Repeat every line of the listing below exactly, minus the pictures.

**Supplied material**
-- start --

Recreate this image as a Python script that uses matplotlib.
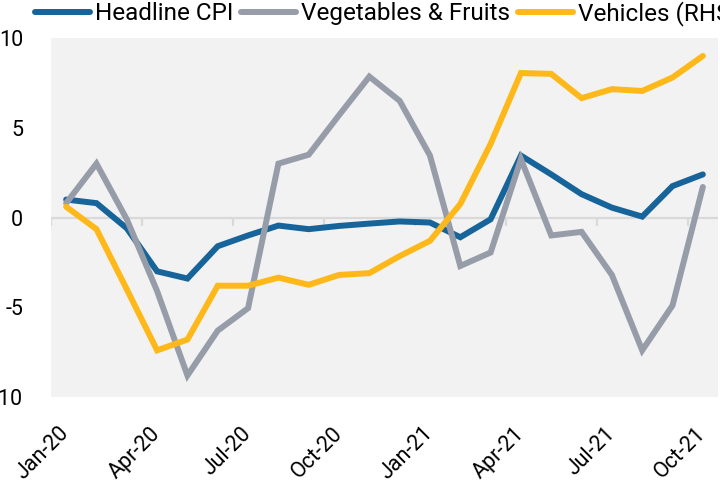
import matplotlib
matplotlib.use("Agg")
import matplotlib.pyplot as plt
import numpy as np

plt.rcParams["font.family"] = ["Roboto", "DejaVu Sans"]

months = ["Jan-20", "Feb-20", "Mar-20", "Apr-20", "May-20", "Jun-20", "Jul-20",
          "Aug-20", "Sep-20", "Oct-20", "Nov-20", "Dec-20", "Jan-21", "Feb-21",
          "Mar-21", "Apr-21", "May-21", "Jun-21", "Jul-21", "Aug-21", "Sep-21",
          "Oct-21"]
headline_cpi = [1.0, 0.8, -0.6, -3.0, -3.4, -1.6, -1.0, -0.45, -0.65, -0.47,
                -0.34, -0.22, -0.28, -1.1, -0.1, 3.45, 2.4, 1.3, 0.55, 0.05,
                1.75, 2.4]
veg_fruits = [0.8, 3.0, -0.1, -4.1, -8.8, -6.3, -5.05, 3.0, 3.5, 5.7, 7.85,
              6.5, 3.45, -2.7, -1.95, 3.25, -1.0, -0.8, -3.2, -7.4, -4.9, 1.7]
vehicles = [0.6, -0.65, -4.0, -7.4, -6.8, -3.8, -3.8, -3.35, -3.75, -3.2,
            -3.1, -2.15, -1.3, 0.75, 4.1, 8.05, 8.0, 6.65, 7.15, 7.05, 7.8, 9.0]
series_names = ["Headline CPI", "Vegetables & Fruits", "Vehicles (RHS)"]
colors = ["#17649A", "#979CA9", "#FEB819"]

x = np.arange(len(months))

fig = plt.figure(figsize=(7.2, 4.83), dpi=100)
ax = fig.add_axes([51 / 720, 1 - 397 / 483, 667 / 720, 359 / 483])
ax.set_facecolor("#F2F2F2")

# zero line with quarterly ticks between categories
ax.axhline(0, color="#D9D9D9", lw=1.6, zorder=1)
ax.vlines(np.arange(-0.5, len(months), 3), -0.45, 0, color="#D9D9D9", lw=1.6, zorder=1)

for vals, name, c in zip([headline_cpi, veg_fruits, vehicles], series_names, colors):
    ax.plot(x, vals, color=c, lw=4.3, solid_capstyle="round",
            solid_joinstyle="miter", label=name, zorder=3)

ax.set_xlim(-0.5, len(months) - 0.5)
ax.set_ylim(-10, 10)
ax.set_yticks([-10, -5, 0, 5, 10])
ax.set_yticklabels(["-10", "-5", "0", "5", "10"])
ax.set_xticks(x[::3])
ax.set_xticklabels(months[::3], rotation=45, ha="right", va="center",
                   rotation_mode="anchor")
ax.tick_params(axis="both", length=0, labelsize=15.5)
ax.tick_params(axis="x", pad=24)
ax.tick_params(axis="y", pad=20)
for s in ax.spines.values():
    s.set_visible(False)

fig.legend(loc="upper left", bbox_to_anchor=(35 / 720, 1 - 1 / 483), ncol=3,
           frameon=False, fontsize=17.5, handlelength=2.25, handletextpad=0.2,
           columnspacing=0.35, borderpad=0, borderaxespad=0)

fig.savefig("out.png", dpi=100)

-- end --

**Problem solution**
Recreate this image as a Python script that uses matplotlib.
import matplotlib
matplotlib.use("Agg")
import matplotlib.pyplot as plt
import numpy as np

plt.rcParams["font.family"] = ["Roboto", "DejaVu Sans"]

months = ["Jan-20", "Feb-20", "Mar-20", "Apr-20", "May-20", "Jun-20", "Jul-20",
          "Aug-20", "Sep-20", "Oct-20", "Nov-20", "Dec-20", "Jan-21", "Feb-21",
          "Mar-21", "Apr-21", "May-21", "Jun-21", "Jul-21", "Aug-21", "Sep-21",
          "Oct-21"]
headline_cpi = [1.0, 0.8, -0.6, -3.0, -3.4, -1.6, -1.0, -0.45, -0.65, -0.47,
                -0.34, -0.22, -0.28, -1.1, -0.1, 3.45, 2.4, 1.3, 0.55, 0.05,
                1.75, 2.4]
veg_fruits = [0.8, 3.0, -0.1, -4.1, -8.8, -6.3, -5.05, 3.0, 3.5, 5.7, 7.85,
              6.5, 3.45, -2.7, -1.95, 3.25, -1.0, -0.8, -3.2, -7.4, -4.9, 1.7]
vehicles = [0.6, -0.65, -4.0, -7.4, -6.8, -3.8, -3.8, -3.35, -3.75, -3.2,
            -3.1, -2.15, -1.3, 0.75, 4.1, 8.05, 8.0, 6.65, 7.15, 7.05, 7.8, 9.0]
series_names = ["Headline CPI", "Vegetables & Fruits", "Vehicles (RHS)"]
colors = ["#17649A", "#979CA9", "#FEB819"]

x = np.arange(len(months))

fig = plt.figure(figsize=(7.2, 4.83), dpi=100)
ax = fig.add_axes([51 / 720, 1 - 397 / 483, 667 / 720, 359 / 483])
ax.set_facecolor("#F2F2F2")

# zero line with quarterly ticks between categories
ax.axhline(0, color="#D9D9D9", lw=1.6, zorder=1)
ax.vlines(np.arange(-0.5, len(months), 3), -0.45, 0, color="#D9D9D9", lw=1.6, zorder=1)

for vals, name, c in zip([headline_cpi, veg_fruits, vehicles], series_names, colors):
    ax.plot(x, vals, color=c, lw=4.3, solid_capstyle="round",
            solid_joinstyle="miter", label=name, zorder=3)

ax.set_xlim(-0.5, len(months) - 0.5)
ax.set_ylim(-10, 10)
ax.set_yticks([-10, -5, 0, 5, 10])
ax.set_yticklabels(["-10", "-5", "0", "5", "10"])
ax.set_xticks(x[::3])
ax.set_xticklabels(months[::3], rotation=45, ha="right", va="center",
                   rotation_mode="anchor")
ax.tick_params(axis="both", length=0, labelsize=15.5)
ax.tick_params(axis="x", pad=24)
ax.tick_params(axis="y", pad=20)
for s in ax.spines.values():
    s.set_visible(False)

fig.legend(loc="upper left", bbox_to_anchor=(35 / 720, 1 - 1 / 483), ncol=3,
           frameon=False, fontsize=17.5, handlelength=2.25, handletextpad=0.2,
           columnspacing=0.35, borderpad=0, borderaxespad=0)

fig.savefig("out.png", dpi=100)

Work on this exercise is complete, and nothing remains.